Description of the task | Locate the string "Reproduce" in the listing below. Copy every line where it is found.

Dataset |

+++

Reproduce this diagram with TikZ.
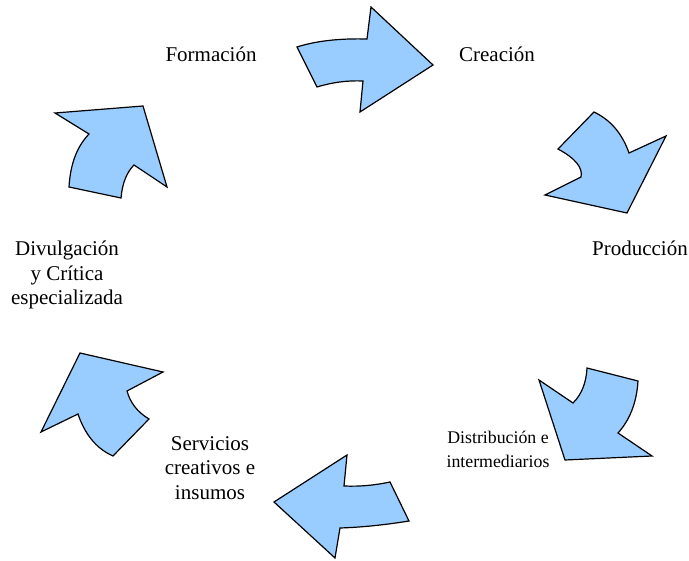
\documentclass[tikz,border=0pt]{standalone}
\usepackage{fontspec}
\setmainfont{Liberation Serif}
\usepackage{tikz}
\definecolor{celeste}{RGB}{153,204,255}
\tikzset{flecha/.style={draw=black, fill=celeste, line width=1.2pt, line join=miter},
%labels
etiqueta/.style={align=center, inner sep=0pt, font=\fontsize{21}{24.5}\selectfont},
etiquetachica/.style={etiqueta, font=\fontsize{17.8}{24}\selectfont}}

\begin{document}
\begin{tikzpicture}[x=1pt,y=-1pt]
\useasboundingbox (0,0) rectangle (689,561);

% arrows, clockwise from the top
\draw[flecha] (297,47) .. controls (315.7,41) and (339,38.3) .. (367,39) -- (371,7) -- (433,65)
  -- (360,112) -- (363,81) .. controls (347.7,80.3) and (332.3,82.3) .. (317,87) -- cycle;
\draw[flecha] (594,112) .. controls (610.7,120) and (622.3,133.7) .. (629,153) -- (666,136)
  -- (627,213) -- (545,195) -- (581,177) .. controls (583,167.7) and (575.3,158.3) .. (558,149) -- cycle;
\draw[flecha] (587,368) -- (638,381) .. controls (636.7,402.3) and (630,419.7) .. (618,433)
  -- (652,456) -- (565,460) -- (539,380) -- (573,403) .. controls (581.7,394.3) and (586.3,382.7) .. (587,368) -- cycle;
\draw[flecha] (347,455) -- (344,486) .. controls (359.3,486.7) and (374.7,485.3) .. (390,482) -- (409,521)
  .. controls (384.3,525) and (361.3,527.3) .. (340,528) -- (335,558) -- (274,502) -- cycle;
\draw[flecha] (80,353) -- (163,372) -- (127,391) .. controls (130.3,403) and (137.7,412.3) .. (149,419)
  -- (113,456) .. controls (96.3,448.7) and (84.7,434) .. (78,414) -- (41,432) -- cycle;
\draw[flecha] (55,113) -- (143,106) -- (167,187) -- (134,165) .. controls (126.7,172.3) and (122.3,183.3) .. (121,198)
  -- (69,187) .. controls (70.3,165) and (76.3,147.3) .. (89,134) -- cycle;

%labels
\node[etiqueta, anchor=base] (formacion) at (211,62) {Formación};
\node[etiqueta, anchor=base] (creacion) at (497,62) {Creación};
\node[etiqueta, anchor=base] (produccion) at (640,256) {Producción};
\node[etiquetachica] (distribucion) at (498,449) {Distribución e\\intermediarios};
\node[etiqueta] (servicios) at (210,468) {Servicios\\creativos e\\insumos};
\node[etiqueta] (divulgacion) at (67,275) {Divulgación\\y Crítica\\especializada};

\end{tikzpicture}
\end{document}
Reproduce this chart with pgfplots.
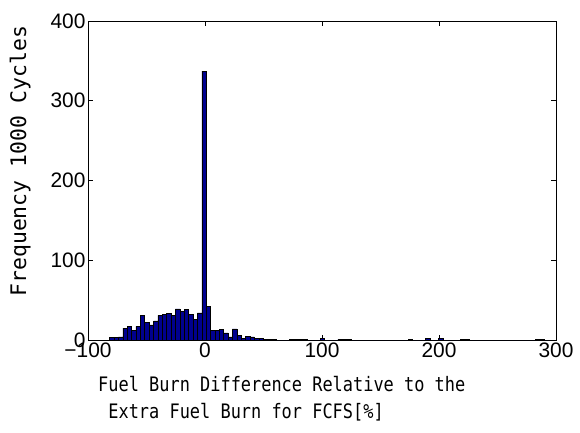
\documentclass[border=0pt]{standalone}
\usepackage{fontspec}
\setmainfont{Liberation Sans}
\newfontfamily\labelfont{DejaVu Sans Mono}
\newfontfamily\xlabfont[FakeStretch=0.85]{DejaVu Sans Mono}
\usepackage{pgfplots}
\pgfplotsset{compat=1.18}
\definecolor{barblue}{rgb}{0,0,0.5625}
\begin{document}
\begin{tikzpicture}[x=1bp,y=1bp]
\useasboundingbox (0,0) rectangle (580,432);
\begin{axis}[
  at={(88bp,92bp)}, anchor=south west,
  scale only axis, width=468bp, height=319bp,
  xmin=-100, xmax=300, ymin=0, ymax=400,
  xtick={-100,0,100,200,300},
  xticklabels={−100,0,100,200,300},
  ytick={0,100,200,300,400},
  yticklabels={0,100,200,300,400},
  tick align=inside, major tick length=5bp,
  tick style={black, line width=0.6bp},
  axis line style={line width=0.8bp},
  ticklabel style={font=\fontsize{21}{24}\selectfont},
  xticklabel style={yshift=1bp},
  yticklabel style={xshift=1bp},
  xlabel={Fuel Burn Difference Relative to the\\ \phantom{x}Extra Fuel Burn for FCFS[\%]},
  xlabel style={font=\xlabfont\fontsize{20}{27}\selectfont, align=left,
    at={(axis description cs:0.414,-0.183)}, anchor=center},
  ylabel={Frequency 1000 Cycles},
  ylabel style={font=\labelfont\fontsize{21.5}{24}\selectfont,
    at={(axis description cs:-0.145,0.561)}, anchor=center, rotate=0},
]
\addplot[ybar interval, fill=barblue, draw=black, line width=0.5bp] coordinates {
(-81.5,3) (-77.75,3) (-74,4) (-70.25,15) (-66.5,17) (-62.75,12) (-59,17)
(-55.25,31) (-51.5,22) (-47.75,19) (-44,24) (-40.25,31) (-36.5,32)
(-32.75,33) (-29,31) (-25.25,39) (-21.5,36) (-17.75,38) (-14,32)
(-10.25,26) (-6.5,34) (-2.75,337) (1,42) (4.75,12) (8.5,12) (12.25,13)
(16,9) (19.75,4) (23.5,14) (27.25,6) (31,2) (34.75,5) (38.5,4) (42.25,2)
(46,2) (49.75,1) (53.5,1) (57.25,1) (61,0) (64.75,0) (68.5,0) (72.25,1)
(76,1) (79.75,1) (83.5,1) (87.25,0) (91,0) (94.75,0) (98.5,2) (102.25,0)
(106,0) (109.75,0) (113.5,1) (117.25,1) (121,1) (124.75,0) (128.5,0)
(132.25,0) (136,0) (139.75,0) (143.5,0) (147.25,0) (151,0) (154.75,0)
(158.5,0) (162.25,0) (166,0) (169.75,0) (173.5,1) (177.25,0) (181,0)
(184.75,0) (188.5,2) (192.25,0) (196,0) (199.75,2) (203.5,0) (207.25,0)
(211,0) (214.75,0) (218.5,1) (222.25,1) (226,0) (229.75,0) (233.5,0)
(237.25,0) (241,0) (244.75,0) (248.5,0) (252.25,0) (256,0) (259.75,0)
(263.5,0) (267.25,0) (271,0) (274.75,0) (278.5,0) (282.25,1) (286,1)
(289.75,0) (293.5,0)
};
\end{axis}
\end{tikzpicture}
\end{document}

+++

Answer to this task |
Reproduce this diagram with TikZ.
Reproduce this chart with pgfplots.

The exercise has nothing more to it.